January 10, 2023
Source: Disability Scoop
People with disabilities can save more money without jeopardizing eligibility for government benefits thanks to a change in tax rules for the new year.
Starting this month, the federal gift tax exclusion increases from $16,000 to $17,000 annually, according to the Internal Revenue Service. The deposit limit for ABLE accounts — a savings vehicle for people with disabilities — is tied to that metric, so it will grow as well.
The rise is the result of inflation and follows a similar uptick in the maximum allowable ABLE account contribution last year.
Created under a 2014 federal law, ABLE accounts allow people with disabilities to save up to $100,000 without forgoing eligibility for Social Security and other government benefits. Medicaid can be retained no matter how much is in the accounts.

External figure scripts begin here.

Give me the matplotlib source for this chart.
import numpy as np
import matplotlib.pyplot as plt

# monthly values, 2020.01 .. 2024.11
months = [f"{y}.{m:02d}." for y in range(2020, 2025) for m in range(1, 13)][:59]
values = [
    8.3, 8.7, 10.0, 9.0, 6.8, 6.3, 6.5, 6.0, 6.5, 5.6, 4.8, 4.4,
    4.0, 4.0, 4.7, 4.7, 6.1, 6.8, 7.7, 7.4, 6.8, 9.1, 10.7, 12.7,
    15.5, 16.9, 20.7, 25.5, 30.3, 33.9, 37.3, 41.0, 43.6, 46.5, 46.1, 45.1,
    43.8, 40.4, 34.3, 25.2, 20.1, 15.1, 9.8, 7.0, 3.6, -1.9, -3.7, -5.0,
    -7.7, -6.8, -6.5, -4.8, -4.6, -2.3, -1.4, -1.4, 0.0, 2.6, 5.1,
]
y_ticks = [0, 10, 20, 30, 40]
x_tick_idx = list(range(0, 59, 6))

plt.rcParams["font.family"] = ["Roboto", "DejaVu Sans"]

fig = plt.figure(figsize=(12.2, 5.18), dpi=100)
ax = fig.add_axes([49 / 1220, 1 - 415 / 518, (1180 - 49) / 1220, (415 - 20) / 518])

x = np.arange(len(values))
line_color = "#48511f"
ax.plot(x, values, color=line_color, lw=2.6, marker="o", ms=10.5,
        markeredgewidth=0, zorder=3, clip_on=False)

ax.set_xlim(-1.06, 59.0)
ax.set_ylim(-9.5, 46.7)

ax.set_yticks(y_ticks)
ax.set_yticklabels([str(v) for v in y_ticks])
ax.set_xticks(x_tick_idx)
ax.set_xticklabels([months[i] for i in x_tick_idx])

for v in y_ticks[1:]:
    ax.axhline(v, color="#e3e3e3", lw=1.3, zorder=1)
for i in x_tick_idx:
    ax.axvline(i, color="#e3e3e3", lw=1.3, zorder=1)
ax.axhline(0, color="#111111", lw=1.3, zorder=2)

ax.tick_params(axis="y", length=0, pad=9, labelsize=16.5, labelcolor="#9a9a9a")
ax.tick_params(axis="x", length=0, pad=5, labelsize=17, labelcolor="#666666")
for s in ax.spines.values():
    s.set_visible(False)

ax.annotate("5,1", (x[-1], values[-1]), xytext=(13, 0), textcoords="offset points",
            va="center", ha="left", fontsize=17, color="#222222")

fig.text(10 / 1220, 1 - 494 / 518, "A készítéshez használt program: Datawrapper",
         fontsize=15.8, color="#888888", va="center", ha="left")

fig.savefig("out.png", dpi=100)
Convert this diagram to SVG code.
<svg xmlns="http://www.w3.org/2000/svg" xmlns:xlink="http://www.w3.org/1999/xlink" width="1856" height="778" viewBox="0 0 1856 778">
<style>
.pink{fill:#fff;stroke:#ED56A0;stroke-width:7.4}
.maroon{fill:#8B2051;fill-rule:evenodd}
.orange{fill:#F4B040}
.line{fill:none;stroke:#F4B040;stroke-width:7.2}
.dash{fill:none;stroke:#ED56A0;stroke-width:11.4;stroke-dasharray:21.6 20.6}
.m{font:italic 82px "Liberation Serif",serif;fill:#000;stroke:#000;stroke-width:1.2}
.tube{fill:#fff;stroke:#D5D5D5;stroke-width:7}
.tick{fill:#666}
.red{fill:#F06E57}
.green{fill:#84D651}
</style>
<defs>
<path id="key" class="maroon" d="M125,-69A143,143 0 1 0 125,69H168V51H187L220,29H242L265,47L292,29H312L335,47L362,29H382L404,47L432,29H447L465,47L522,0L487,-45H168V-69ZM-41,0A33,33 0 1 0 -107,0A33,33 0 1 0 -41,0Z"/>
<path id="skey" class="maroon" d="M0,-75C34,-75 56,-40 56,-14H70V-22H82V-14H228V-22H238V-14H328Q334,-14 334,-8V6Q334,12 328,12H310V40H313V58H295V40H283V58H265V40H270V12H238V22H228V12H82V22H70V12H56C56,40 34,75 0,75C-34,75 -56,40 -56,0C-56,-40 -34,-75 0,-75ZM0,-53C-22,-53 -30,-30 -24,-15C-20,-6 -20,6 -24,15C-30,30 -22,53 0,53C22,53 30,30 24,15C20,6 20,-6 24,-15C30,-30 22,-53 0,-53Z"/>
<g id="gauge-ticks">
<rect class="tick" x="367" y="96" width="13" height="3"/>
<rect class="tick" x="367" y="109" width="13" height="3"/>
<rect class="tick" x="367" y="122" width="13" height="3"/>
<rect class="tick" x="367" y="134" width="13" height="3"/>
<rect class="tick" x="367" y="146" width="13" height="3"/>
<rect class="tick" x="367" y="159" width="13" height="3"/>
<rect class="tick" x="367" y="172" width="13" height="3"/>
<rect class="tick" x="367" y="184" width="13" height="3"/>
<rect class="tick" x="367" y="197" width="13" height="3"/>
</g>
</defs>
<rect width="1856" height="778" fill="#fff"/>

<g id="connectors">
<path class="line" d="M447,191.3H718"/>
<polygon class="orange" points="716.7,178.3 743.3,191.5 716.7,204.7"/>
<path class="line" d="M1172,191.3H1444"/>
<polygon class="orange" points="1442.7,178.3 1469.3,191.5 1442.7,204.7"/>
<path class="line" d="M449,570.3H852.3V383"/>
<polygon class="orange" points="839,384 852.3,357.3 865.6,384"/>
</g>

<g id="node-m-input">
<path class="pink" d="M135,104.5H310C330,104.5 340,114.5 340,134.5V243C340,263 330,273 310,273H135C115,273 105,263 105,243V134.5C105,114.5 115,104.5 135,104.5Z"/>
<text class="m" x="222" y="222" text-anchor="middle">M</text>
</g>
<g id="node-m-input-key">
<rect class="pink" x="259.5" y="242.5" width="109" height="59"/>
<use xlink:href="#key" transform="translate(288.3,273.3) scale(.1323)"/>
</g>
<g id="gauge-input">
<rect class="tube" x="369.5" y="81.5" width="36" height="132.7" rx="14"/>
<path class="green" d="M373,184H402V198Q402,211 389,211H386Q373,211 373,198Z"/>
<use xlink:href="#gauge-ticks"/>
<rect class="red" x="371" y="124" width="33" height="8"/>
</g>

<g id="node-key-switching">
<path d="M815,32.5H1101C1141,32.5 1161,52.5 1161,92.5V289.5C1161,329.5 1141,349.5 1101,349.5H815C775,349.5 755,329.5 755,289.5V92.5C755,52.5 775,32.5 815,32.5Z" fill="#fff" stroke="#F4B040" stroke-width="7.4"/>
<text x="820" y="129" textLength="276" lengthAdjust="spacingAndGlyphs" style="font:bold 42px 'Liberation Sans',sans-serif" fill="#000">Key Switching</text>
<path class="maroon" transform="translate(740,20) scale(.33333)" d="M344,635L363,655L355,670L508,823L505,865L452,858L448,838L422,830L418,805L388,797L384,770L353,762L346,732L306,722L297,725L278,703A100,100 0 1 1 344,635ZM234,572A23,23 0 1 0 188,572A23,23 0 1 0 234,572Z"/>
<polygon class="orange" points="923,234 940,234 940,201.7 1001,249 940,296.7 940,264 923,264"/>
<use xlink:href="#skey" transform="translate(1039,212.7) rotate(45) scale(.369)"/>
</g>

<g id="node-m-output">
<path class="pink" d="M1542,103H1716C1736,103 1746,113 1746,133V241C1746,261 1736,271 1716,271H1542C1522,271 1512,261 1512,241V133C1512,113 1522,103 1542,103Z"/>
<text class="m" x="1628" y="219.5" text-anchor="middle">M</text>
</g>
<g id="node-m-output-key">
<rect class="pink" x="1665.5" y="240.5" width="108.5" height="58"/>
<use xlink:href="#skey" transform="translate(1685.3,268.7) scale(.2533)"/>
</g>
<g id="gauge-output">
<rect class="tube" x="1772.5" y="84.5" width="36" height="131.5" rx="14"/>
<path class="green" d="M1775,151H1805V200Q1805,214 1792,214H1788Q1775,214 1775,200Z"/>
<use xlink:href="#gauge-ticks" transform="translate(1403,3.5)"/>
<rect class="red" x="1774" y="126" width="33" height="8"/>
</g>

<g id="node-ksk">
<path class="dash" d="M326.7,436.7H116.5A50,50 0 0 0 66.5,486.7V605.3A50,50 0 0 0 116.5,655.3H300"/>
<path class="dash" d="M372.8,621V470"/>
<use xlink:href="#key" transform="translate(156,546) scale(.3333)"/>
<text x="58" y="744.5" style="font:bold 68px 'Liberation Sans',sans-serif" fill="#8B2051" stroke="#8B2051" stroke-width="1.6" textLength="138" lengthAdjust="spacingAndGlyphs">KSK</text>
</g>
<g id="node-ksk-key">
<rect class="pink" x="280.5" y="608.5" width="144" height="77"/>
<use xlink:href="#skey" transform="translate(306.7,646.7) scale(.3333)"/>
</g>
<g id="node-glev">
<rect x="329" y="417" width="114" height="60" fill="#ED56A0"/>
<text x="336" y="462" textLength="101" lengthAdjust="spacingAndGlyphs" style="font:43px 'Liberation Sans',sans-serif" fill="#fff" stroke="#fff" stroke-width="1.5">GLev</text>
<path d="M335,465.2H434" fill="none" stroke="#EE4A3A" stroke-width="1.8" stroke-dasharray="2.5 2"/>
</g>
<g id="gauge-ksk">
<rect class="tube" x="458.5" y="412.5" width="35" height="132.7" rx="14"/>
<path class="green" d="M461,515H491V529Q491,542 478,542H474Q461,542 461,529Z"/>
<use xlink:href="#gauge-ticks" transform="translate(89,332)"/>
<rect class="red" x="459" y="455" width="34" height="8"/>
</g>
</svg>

Funds saved in the special accounts can be used to pay for qualified disability expenses including education, health care, transportation and housing. Interest earned is tax-free.
Annual ABLE account deposits are generally capped at the value of the IRS’ gift tax exclusion. But, people with disabilities who are employed can save some of their earnings in addition to the gift tax amount of $17,000.
For this year, workers with disabilities in the 48 contiguous states will be able to save $13,590 more that the gift tax exclusion while Alaska residents can accrue an additional $16,990 in compensation and $15,630 for those in Hawaii, according to the Autism Society.
ABLE accounts are offered through programs in 47 states, many of which are open to individuals nationwide if they have a disability that onset before age 26. Starting in 2026, that age limit will rise to 46 under a recently passed law.
As of September, there were more than 131,000 ABLE accounts open with $1.133 billion in assets, according to ISS Market Intelligence.